Poseidon travels across the sea on his chariot to the Greek camp at Troy. As he travels the sea creatures play beneath him. Κήτος (sea creature) is the word from which we get cetacean, the marine order which includes whales, dolphins and porpoises but in Ancient Greek can refer to any large fish or sea monster as well as whales and dolphins.
ἔνθ᾽ ἐλθὼν ὑπ᾽ ὄχεσφι τιτύσκετο χαλκόποδ᾽ ἵππω
ὠκυπέτα χρυσέῃσιν ἐθείρῃσιν κομόωντε,
χρυσὸν δ᾽ αὐτὸς ἔδυνε περὶ χροΐ, γέντο δ᾽ ἱμάσθλην
χρυσείην εὔτυκτον, ἑοῦ δ᾽ ἐπεβήσετο δίφρου,
βῆ δ᾽ ἐλάαν ἐπὶ κύματ᾽: ἄταλλε δὲ κήτε᾽ ὑπ᾽ αὐτοῦ
πάντοθεν ἐκ κευθμῶν, οὐδ᾽ ἠγνοίησεν ἄνακτα:
γηθοσύνῃ δὲ θάλασσα διίστατο: τοὶ δὲ πέτοντο
ῥίμφα μάλ᾽, οὐδ᾽ ὑπένερθε διαίνετο χάλκεος ἄξων:
τὸν δ᾽ ἐς Ἀχαιῶν νῆας ἐΰσκαρθμοι φέρον ἵπποι.

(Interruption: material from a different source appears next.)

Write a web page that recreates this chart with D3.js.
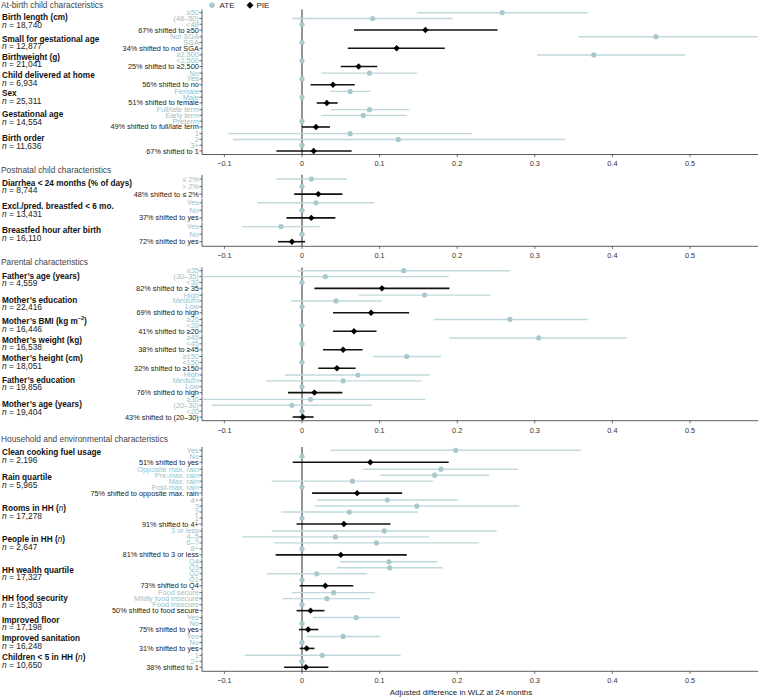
<!DOCTYPE html>
<html><head><meta charset="utf-8">
<script src="https://cdn.jsdelivr.net/npm/d3@7"></script>
<style>body{margin:0;background:#fff}svg{display:block;font-family:"Liberation Sans",Arial,Helvetica,sans-serif}</style>
</head><body><svg id="c" width="758" height="697"></svg>
<script>
// ---------- DATA ----------
const panelTitles = ["At-birth child characteristics","Postnatal child characteristics","Parental characteristics","Household and environmental characteristics"];
const groupPanel = [0,0,0,0,0,0,0, 1,1,1, 2,2,2,2,2,2,2, 3,3,3,3,3,3,3,3,3];
const groupNames = ["Birth length (cm)","Small for gestational age","Birthweight (g)","Child delivered at home","Sex","Gestational age","Birth order",
 "Diarrhea < 24 months (% of days)","Excl./pred. breastfed < 6 mo.","Breastfed hour after birth",
 "Father’s age (years)","Mother’s education","Mother’s BMI (kg m^{−2})","Mother’s weight (kg)","Mother’s height (cm)","Father’s education","Mother’s age (years)",
 "Clean cooking fuel usage","Rain quartile","Rooms in HH ({n})","People in HH ({n})","HH wealth quartile","HH food security","Improved floor","Improved sanitation","Children < 5 in HH ({n})"];
const groupN = ["18,740","12,877","21,041","6,934","25,311","14,554","11,636","8,744","13,431","16,110","4,559","22,416","16,446","16,538","18,051","19,856","19,404","2,196","5,965","17,278","2,647","17,327","15,303","17,198","16,248","10,650"];
const categories = [
 ["≥50","(48–50)","<48"],["Not SGA","SGA"],["≥2,500","<2,500"],["No","Yes"],["Female","Male"],["Full/late term","Early term","Preterm"],["1","2","3+"],
 ["≤ 2%","> 2%"],["Yes","No"],["Yes","No"],
 ["≥35","(30–35)","<30"],["High","Medium","Low"],["≥20","<20"],["≥45","<45"],["≥150","<150"],["High","Medium","Low"],["≥30","(20–30)","<20"],
 ["Yes","No"],["Opposite max. rain","Pre-max. rain","Max. rain","Post-max. rain"],["4+","3","2","1"],["3 or less","4–5","6–7","8+"],["Q4","Q3","Q2","Q1"],["Food secure","Mildly food insecure","Food insecure"],["Yes","No"],["Yes","No"],["1","2+"]];
const ateEst = [
 [0.258,0.091,0],[0.456,0],[0.376,0],[0.087,0],[0.062,0],[0.087,0.079,0],[0.062,0.124,0],
 [0.012,0],[0.018,0],[-0.027,0],
 [0.131,0.030,0],[0.158,0.044,0],[0.268,0],[0.305,0],[0.135,0],[0.072,0.053,0],[0.011,-0.013,0],
 [0.198,0],[0.179,0.171,0.065,0],[0.110,0.148,0.061,0],[0.106,0.043,0.096,0],[0.112,0.113,0.019,0],[0.041,0.032,0],[0.070,0],[0.053,0],[0.026,0]];
const ateLo = [
 [0.148,-0.013,0],[0.356,0],[0.303,0],[0.025,0],[0.036,0],[0.037,0.025,0],[-0.095,-0.089,0],
 [-0.033,0],[-0.058,0],[-0.077,0],
 [-0.006,-0.16,0],[0.073,-0.014,0],[0.170,0],[0.190,0],[0.092,0],[-0.022,-0.046,0],[-0.16,-0.116,0],
 [0.037,0],[0.079,0.101,-0.039,0],[0.019,0.017,-0.027,0],[-0.039,-0.077,-0.036,0],[0.049,0.045,-0.045,0],[-0.013,-0.025,0],[0.014,0],[0.006,0],[-0.074,0]];
const ateHi = [
 [0.368,0.194,0],[0.62,0],[0.494,0],[0.148,0],[0.088,0],[0.138,0.135,0],[0.219,0.339,0],
 [0.058,0],[0.093,0],[0.023,0],
 [0.268,0.189,0],[0.243,0.103,0],[0.368,0],[0.419,0],[0.179,0],[0.165,0.154,0],[0.159,0.090,0],
 [0.359,0],[0.278,0.241,0.169,0],[0.201,0.280,0.149,0],[0.251,0.164,0.228,0],[0.175,0.181,0.084,0],[0.094,0.088,0],[0.126,0],[0.101,0],[0.127,0]];
const pieEst = [0.159,0.122,0.073,0.040,0.032,0.018,0.015, 0.021,0.012,-0.013, 0.103,0.089,0.067,0.053,0.045,0.016,0.001, 0.088,0.071,0.054,0.050,0.030,0.011,0.008,0.006,0.005];
const pieLo  = [0.067,0.059,0.050,0.011,0.019,0.000,-0.033, -0.010,-0.020,-0.031, 0.016,0.040,0.040,0.027,0.021,-0.018,-0.012, -0.012,0.013,-0.007,-0.034,-0.003,-0.007,-0.004,-0.003,-0.023];
const pieHi  = [0.252,0.184,0.097,0.068,0.046,0.036,0.064, 0.052,0.043,0.004, 0.190,0.138,0.096,0.078,0.069,0.052,0.015, 0.189,0.129,0.114,0.135,0.066,0.029,0.021,0.016,0.034];
const shiftLabels = ["67% shifted to ≥50","34% shifted to not SGA","25% shifted to ≥2,500","56% shifted to no","51% shifted to female","49% shifted to full/late term","67% shifted to 1",
 "48% shifted to ≤ 2%","37% shifted to yes","72% shifted to yes",
 "82% shifted to ≥ 35","69% shifted to high","41% shifted to ≥20","38% shifted to ≥45","32% shifted to ≥150","76% shifted to high","43% shifted to (20–30)",
 "51% shifted to yes","75% shifted to opposite max. rain","91% shifted to 4+","81% shifted to 3 or less","73% shifted to Q4","50% shifted to food secure","75% shifted to yes","31% shifted to yes","38% shifted to 1"];
const xTicks = [-0.1,0,0.1,0.2,0.3,0.4,0.5];
const legendItems = ["ATE","PIE"];
const xTitle = "Adjusted difference in WLZ at 24 months";

// ---------- LAYOUT ----------
const W = 758, H = 697, plotL = 202, plotR = 758;
const panelFirst = [12.7,179,270.7,450.3], panelLast = [151,241.7,417,667.3];
const panelAxisY = [154.5,246.3,420.7,671.3];
const panelTitleY = [5,170,261.7,439];
const GAP = 0.15;
const ATEC = "#a8c8cd", ATEL = "#bfd8db", ATET = "#9dc0c6";
const svg = d3.select("#c");
const x = d3.scaleLinear().domain([-0.1,0.5]).range([224.4,690]);

// font calibration: fit sizes to measured widths in the reference
function fit(str, target, weight){
  const t = svg.append("text").attr("font-size","20px").attr("font-weight",weight||"normal").text(str);
  const w = t.node().getComputedTextLength(); t.remove();
  return 20*target/w;
}
const fsHeader = fit("Household and environmental characteristics",167);
const fsBold = (fit("Small for gestational age",98,"bold")+fit("Diarrhea < 24 months (% of days)",131,"bold")+fit("Children < 5 in HH (n)",83,"bold"))/3;
const fsN = fit("n = 18,740",40);
const fsTick = (fit("75% shifted to opposite max. rain",108.5)+fit("49% shifted to full/late term",88.7))/2;
const fsTitle = fit(xTitle,142.7);
const fsLegend = fit("ATE",15);

svg.append("defs").append("clipPath").attr("id","clip").append("rect")
  .attr("x",plotL).attr("y",0).attr("width",plotR-plotL).attr("height",H);

function richText(sel, str){
  const parts = str.split(/(\{n\}|\^\{[^}]*\})/).filter(p=>p);
  let afterSup = false;
  parts.forEach(p=>{
    if(p==="{n}"){ sel.append("tspan").attr("font-style","italic").attr("font-weight","normal").text("n"); }
    else if(p.startsWith("^{")){ sel.append("tspan").attr("font-size",(fsBold*0.65)+"px").attr("dy",-fsBold*0.35).text(p.slice(2,-1)); afterSup=true; return; }
    else { const t = sel.append("tspan").text(p); if(afterSup) t.attr("dy",fsBold*0.35); }
    afterSup=false;
  });
}

// build rows
const rowsByPanel = [[],[],[],[]];
groupNames.forEach((g,gi)=>{
  const p = groupPanel[gi];
  const list = rowsByPanel[p];
  const startIdx = list.length ? list[list.length-1].idx + 1 + GAP : 0;
  categories[gi].forEach((c,ci)=>{
    list.push({g:gi, type:"ATE", label:c, est:ateEst[gi][ci], lo:ateLo[gi][ci], hi:ateHi[gi][ci], idx:startIdx+ci});
  });
  list.push({g:gi, type:"PIE", label:shiftLabels[gi], est:pieEst[gi], lo:pieLo[gi], hi:pieHi[gi], idx:startIdx+categories[gi].length});
});

rowsByPanel.forEach((rows,p)=>{
  const maxIdx = rows[rows.length-1].idx;
  const y = d3.scaleLinear().domain([0,maxIdx]).range([panelFirst[p],panelLast[p]]);
  const u = y(1)-y(0);
  const top = y(0)-0.55*u, bottom = panelAxisY[p];
  const gp = svg.append("g");

  svg.append("text").attr("x",1).attr("y",panelTitleY[p]).attr("dominant-baseline","central")
    .attr("font-size",fsHeader+"px").attr("fill","#444").text(panelTitles[p]);

  gp.append("line").attr("x1",x(0)).attr("x2",x(0)).attr("y1",top).attr("y2",bottom)
    .attr("stroke","#5a5a5a").attr("stroke-width",1.3);

  const gids = [...new Set(rows.map(r=>r.g))];
  gids.forEach((gi,k)=>{
    const gr = rows.filter(r=>r.g===gi);
    const y0 = y(gr[0].idx), y1 = y(gr[gr.length-1].idx);
    const s0 = k===0 ? top : y0-0.52*u;
    const s1 = k===gids.length-1 ? bottom : y1+0.52*u;
    gp.append("line").attr("x1",plotL).attr("x2",plotL).attr("y1",s0).attr("y2",s1).attr("stroke","#333").attr("stroke-width",0.8);
    const c = (y0+y1)/2;
    const t = svg.append("text").attr("x",2).attr("y",c-4).attr("dominant-baseline","central")
      .attr("font-size",fsBold+"px").attr("font-weight","bold").attr("fill","#111");
    richText(t, groupNames[gi]);
    const t2 = svg.append("text").attr("x",2).attr("y",c+3.6).attr("dominant-baseline","central")
      .attr("font-size",fsN+"px").attr("fill","#222");
    t2.append("tspan").attr("font-style","italic").text("n");
    t2.append("tspan").text(" = "+groupN[gi]);
  });

  rows.forEach(r=>{
    const yy = y(r.idx);
    gp.append("line").attr("x1",plotL-2.6).attr("x2",plotL).attr("y1",yy).attr("y2",yy).attr("stroke","#333").attr("stroke-width",0.7);
    svg.append("text").attr("x",plotL-3.2).attr("y",yy).attr("dominant-baseline","central").attr("text-anchor","end")
      .attr("font-size",fsTick+"px").attr("fill", r.type==="ATE"?ATET:"#222").text(r.label);
  });

  const m = svg.append("g").attr("clip-path","url(#clip)");
  rows.forEach(r=>{
    const yy = y(r.idx);
    if(r.type==="ATE"){
      if(r.hi>r.lo) m.append("line").attr("x1",x(r.lo)).attr("x2",x(r.hi)).attr("y1",yy).attr("y2",yy).attr("stroke",ATEL).attr("stroke-width",1.4);
      m.append("circle").attr("cx",x(r.est)).attr("cy",yy).attr("r",2.6).attr("fill",ATEC);
    } else {
      m.append("line").attr("x1",x(r.lo)).attr("x2",x(r.hi)).attr("y1",yy).attr("y2",yy).attr("stroke","#111").attr("stroke-width",1.6);
      m.append("path").attr("d",d3.symbol(d3.symbolDiamond2,26)()).attr("transform",`translate(${x(r.est)},${yy})`).attr("fill","#000");
    }
  });

  const ax = svg.append("g").attr("transform",`translate(0,${panelAxisY[p]})`);
  ax.append("line").attr("x1",plotL).attr("x2",plotR).attr("stroke","#333").attr("stroke-width",0.8);
  xTicks.forEach(v=>{
    ax.append("line").attr("x1",x(v)).attr("x2",x(v)).attr("y1",0).attr("y2",2.6).attr("stroke","#333").attr("stroke-width",0.7);
    ax.append("text").attr("x",x(v)).attr("y",9.4).attr("text-anchor","middle").attr("dominant-baseline","central")
      .attr("font-size",fsTick+"px").attr("fill","#333").text(v===0?"0":d3.format(".1f")(v).replace("-","−"));
  });
});

const lg = svg.append("g");
lg.append("circle").attr("cx",212).attr("cy",5.3).attr("r",2.7).attr("fill",ATEC);
lg.append("text").attr("x",219.5).attr("y",5.3).attr("dominant-baseline","central").attr("font-size",fsLegend+"px").attr("fill","#222").text(legendItems[0]);
lg.append("path").attr("d",d3.symbol(d3.symbolDiamond2,30)()).attr("transform","translate(250,5.3)").attr("fill","#000");
lg.append("text").attr("x",256.5).attr("y",5.3).attr("dominant-baseline","central").attr("font-size",fsLegend+"px").attr("fill","#222").text(legendItems[1]);

svg.append("text").attr("x",461).attr("y",692).attr("text-anchor","middle").attr("dominant-baseline","central")
  .attr("font-size",fsTitle+"px").attr("fill","#222").text(xTitle);
</script></body></html>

He came here and put the two bronze-footed horses under his chariot swift-flying and proud with their golden manes. He dressed himself with gold and took the golden well-made whip and mounted his chariot and went driving over the waves. The sea creatures played beneath him coming up everywhere from the depths of the sea and they did not fail to recognise their king. The sea parted in joy; the horses flew swiftly nor was the bronze axle of the chariot wetted from underneath. The prancing horses carried him to ships of the Achaians.